§ WHAT YOU SHOULD DO
Gather each line of the records where "with" appears.

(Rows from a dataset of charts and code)
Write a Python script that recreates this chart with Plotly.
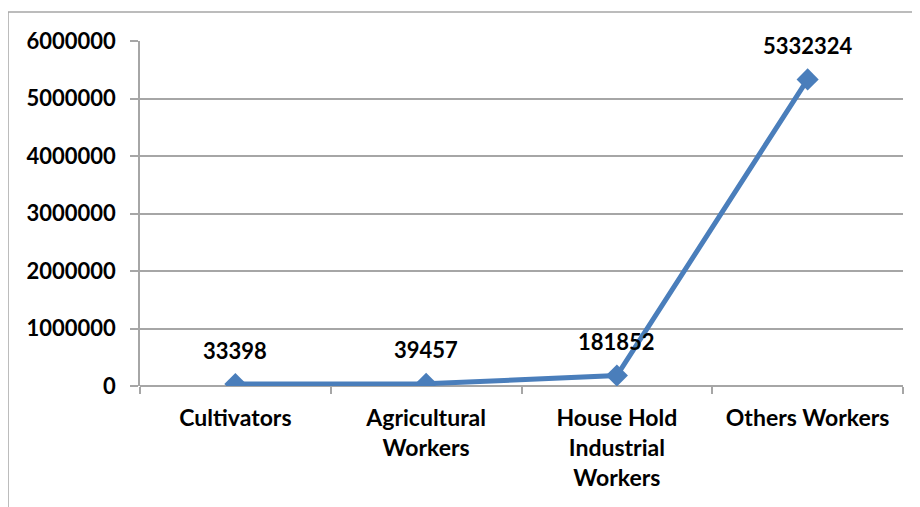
import plotly.graph_objects as go

categories = ["Cultivators", "Agricultural<br>Workers", "House Hold<br>Industrial<br>Workers", "Others Workers"]
values = [33398, 39457, 181852, 5332324]
y_ticks = [0, 1000000, 2000000, 3000000, 4000000, 5000000, 6000000]

# page has an 8px body margin, so figure coords = page coords - 8
OFF = 8
W, H = 920, 507
L, R, T, B = 140 - OFF, 25, 41 - OFF, 129
pw, ph = W - L - R, H - T - B

def px_x(p):
    return (p - OFF - L) / pw

def px_y(p):
    return (H - B - (p - OFF)) / ph

font_family = "Lato, 'Liberation Sans', sans-serif"
grid = "#A6A6A6"

fig = go.Figure()
fig.add_trace(go.Scatter(
    x=categories, y=values, mode="lines+markers",
    line=dict(color="#4A7EBB", width=5),
    marker=dict(symbol="diamond", size=17, color="#4A7EBB"),
    hoverinfo="skip", showlegend=False,
))

for c, v in zip(categories, values):
    fig.add_annotation(x=c, y=v, text=f"<b>{v}</b>", showarrow=False,
                       yshift=34, font=dict(family=font_family, size=22, color="black"))

fig.update_xaxes(
    type="category", range=[-0.5, 3.5], tickson="boundaries",
    ticks="outside", ticklen=7, tickcolor=grid, tickwidth=1.5,
    showline=False, showgrid=False, ticklabelstandoff=16,
    tickvals=categories, ticktext=[f"<b>{c}</b>" for c in categories],
    tickfont=dict(family=font_family, size=23, color="black"),
)
fig.update_yaxes(
    range=[0, 6000000], tickvals=y_ticks, ticktext=[f"<b>{t}</b>" for t in y_ticks],
    ticks="outside", ticklen=8, tickcolor=grid, tickwidth=1.5,
    showline=True, linecolor=grid, linewidth=1.5, ticklabelstandoff=10,
    showgrid=True, gridcolor=grid, gridwidth=1.5,
    zeroline=True, zerolinecolor=grid, zerolinewidth=1.5,
    tickfont=dict(family=font_family, size=22, color="black"),
)

fig.add_shape(type="rect", xref="paper", yref="paper",
              x0=px_x(8), x1=px_x(930), y0=px_y(530), y1=px_y(12),
              line=dict(color="#A6A6A6", width=1.5), layer="below")

fig.update_layout(
    width=W, height=H, margin=dict(l=L, r=R, t=T, b=B),
    paper_bgcolor="white", plot_bgcolor="white",
    font=dict(family=font_family),
)
fig.write_html("out.html")
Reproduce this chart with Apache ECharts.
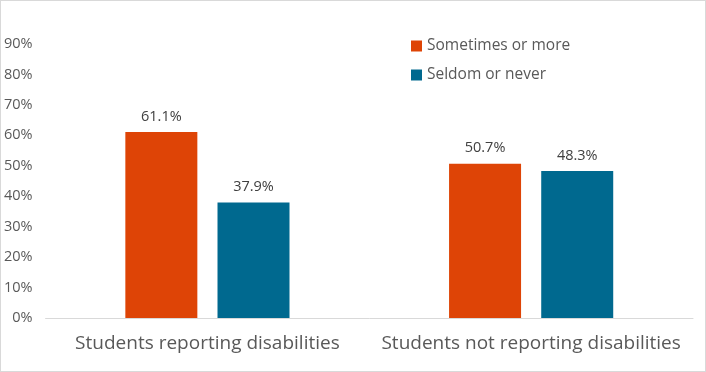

§ COMPLETE OUTPUT
Write a Python script that recreates this chart with Plotly.
Reproduce this chart with Apache ECharts.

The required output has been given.